▸ **Material supplied**:
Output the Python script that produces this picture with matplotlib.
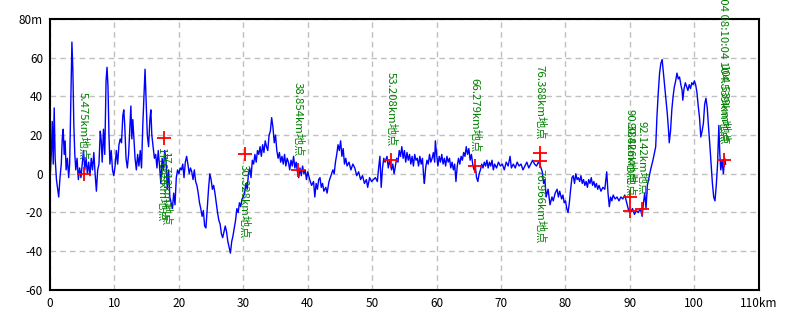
* * *
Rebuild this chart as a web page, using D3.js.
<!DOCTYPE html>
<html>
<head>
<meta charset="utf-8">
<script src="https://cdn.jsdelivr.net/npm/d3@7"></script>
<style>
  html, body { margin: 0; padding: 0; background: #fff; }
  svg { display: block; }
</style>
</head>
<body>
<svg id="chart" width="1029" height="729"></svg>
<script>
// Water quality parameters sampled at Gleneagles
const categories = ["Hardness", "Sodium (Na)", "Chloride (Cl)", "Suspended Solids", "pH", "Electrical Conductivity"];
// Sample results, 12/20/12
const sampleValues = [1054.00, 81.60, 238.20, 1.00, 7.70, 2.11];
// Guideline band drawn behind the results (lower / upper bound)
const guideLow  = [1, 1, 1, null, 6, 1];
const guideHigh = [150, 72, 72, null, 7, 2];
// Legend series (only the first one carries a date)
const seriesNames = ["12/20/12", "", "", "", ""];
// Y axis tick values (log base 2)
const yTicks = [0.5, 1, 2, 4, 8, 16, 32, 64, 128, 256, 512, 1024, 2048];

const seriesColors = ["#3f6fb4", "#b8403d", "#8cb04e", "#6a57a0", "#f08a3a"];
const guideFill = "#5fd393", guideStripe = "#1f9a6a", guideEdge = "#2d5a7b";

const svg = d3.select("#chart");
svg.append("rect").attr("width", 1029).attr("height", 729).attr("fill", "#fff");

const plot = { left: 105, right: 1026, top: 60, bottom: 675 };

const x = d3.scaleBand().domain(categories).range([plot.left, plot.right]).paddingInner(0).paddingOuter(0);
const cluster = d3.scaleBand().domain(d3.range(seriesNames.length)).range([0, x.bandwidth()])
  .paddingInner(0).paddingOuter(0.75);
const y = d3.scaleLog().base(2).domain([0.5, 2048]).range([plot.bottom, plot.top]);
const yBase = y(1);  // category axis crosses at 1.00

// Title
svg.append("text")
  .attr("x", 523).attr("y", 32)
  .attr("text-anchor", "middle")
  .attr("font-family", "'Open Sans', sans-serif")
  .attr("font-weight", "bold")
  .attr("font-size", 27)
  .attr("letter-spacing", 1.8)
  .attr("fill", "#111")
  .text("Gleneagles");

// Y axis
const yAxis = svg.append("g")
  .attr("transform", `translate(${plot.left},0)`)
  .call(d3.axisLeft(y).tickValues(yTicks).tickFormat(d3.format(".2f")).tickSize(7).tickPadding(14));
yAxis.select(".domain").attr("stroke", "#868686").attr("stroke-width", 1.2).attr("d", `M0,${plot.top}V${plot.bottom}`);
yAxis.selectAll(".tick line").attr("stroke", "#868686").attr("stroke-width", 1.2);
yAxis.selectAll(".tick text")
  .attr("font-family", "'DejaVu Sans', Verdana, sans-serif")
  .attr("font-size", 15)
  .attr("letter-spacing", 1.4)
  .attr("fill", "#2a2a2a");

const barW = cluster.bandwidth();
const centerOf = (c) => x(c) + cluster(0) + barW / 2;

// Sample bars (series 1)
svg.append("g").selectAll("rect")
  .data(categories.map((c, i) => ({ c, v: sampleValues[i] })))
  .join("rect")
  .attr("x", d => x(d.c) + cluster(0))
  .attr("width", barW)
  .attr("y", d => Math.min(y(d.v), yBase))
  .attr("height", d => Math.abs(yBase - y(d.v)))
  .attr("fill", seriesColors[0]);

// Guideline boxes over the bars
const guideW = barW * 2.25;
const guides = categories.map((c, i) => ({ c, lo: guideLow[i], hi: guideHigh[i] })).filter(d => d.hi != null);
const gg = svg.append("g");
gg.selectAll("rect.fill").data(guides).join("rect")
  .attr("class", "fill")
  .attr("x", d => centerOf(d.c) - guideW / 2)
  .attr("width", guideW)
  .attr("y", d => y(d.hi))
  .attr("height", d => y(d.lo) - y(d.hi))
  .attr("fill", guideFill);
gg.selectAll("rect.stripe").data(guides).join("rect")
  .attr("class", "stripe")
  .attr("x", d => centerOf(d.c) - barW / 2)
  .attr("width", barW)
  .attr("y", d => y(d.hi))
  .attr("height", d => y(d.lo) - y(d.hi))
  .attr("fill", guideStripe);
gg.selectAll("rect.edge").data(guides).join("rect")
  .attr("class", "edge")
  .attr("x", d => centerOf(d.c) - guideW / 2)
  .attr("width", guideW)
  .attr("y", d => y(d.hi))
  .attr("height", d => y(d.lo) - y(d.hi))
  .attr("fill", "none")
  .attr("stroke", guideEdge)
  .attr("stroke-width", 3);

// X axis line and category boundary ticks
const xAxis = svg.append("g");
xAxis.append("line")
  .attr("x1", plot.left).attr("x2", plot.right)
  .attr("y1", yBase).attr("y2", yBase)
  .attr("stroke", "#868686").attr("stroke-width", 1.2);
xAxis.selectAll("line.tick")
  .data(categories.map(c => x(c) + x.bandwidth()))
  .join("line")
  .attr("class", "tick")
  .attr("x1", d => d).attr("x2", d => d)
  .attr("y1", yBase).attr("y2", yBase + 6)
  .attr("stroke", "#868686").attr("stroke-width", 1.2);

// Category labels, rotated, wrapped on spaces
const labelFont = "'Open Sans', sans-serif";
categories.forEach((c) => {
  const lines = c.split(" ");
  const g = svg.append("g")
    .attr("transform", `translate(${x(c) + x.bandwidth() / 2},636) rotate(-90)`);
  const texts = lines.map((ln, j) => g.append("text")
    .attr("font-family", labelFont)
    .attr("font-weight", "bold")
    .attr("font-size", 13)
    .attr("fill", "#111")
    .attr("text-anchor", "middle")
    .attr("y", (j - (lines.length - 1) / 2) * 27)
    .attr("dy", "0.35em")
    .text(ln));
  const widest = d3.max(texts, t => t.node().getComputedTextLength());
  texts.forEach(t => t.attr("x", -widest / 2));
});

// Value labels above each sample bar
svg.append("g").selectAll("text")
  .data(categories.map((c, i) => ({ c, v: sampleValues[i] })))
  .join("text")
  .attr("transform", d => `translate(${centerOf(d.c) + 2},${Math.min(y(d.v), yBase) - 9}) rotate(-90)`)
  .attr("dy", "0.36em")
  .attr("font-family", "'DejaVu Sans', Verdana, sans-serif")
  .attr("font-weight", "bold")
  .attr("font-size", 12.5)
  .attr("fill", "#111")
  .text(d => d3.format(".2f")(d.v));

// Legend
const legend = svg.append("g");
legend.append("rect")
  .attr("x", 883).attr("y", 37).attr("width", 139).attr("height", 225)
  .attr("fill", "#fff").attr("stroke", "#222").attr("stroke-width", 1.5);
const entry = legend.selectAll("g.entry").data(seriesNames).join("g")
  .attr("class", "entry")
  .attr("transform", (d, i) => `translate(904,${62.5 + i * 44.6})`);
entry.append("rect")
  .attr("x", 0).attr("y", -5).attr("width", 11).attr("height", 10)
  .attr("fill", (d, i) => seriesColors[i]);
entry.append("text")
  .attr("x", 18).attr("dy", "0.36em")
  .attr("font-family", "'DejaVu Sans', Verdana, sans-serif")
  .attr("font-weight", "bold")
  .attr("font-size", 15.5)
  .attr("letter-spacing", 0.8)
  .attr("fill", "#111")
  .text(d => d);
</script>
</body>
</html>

▸ **Exercise**: Across the preceding material, how many lines contain the word "chart"? State the number alone.

▸ **Exercise result**: 3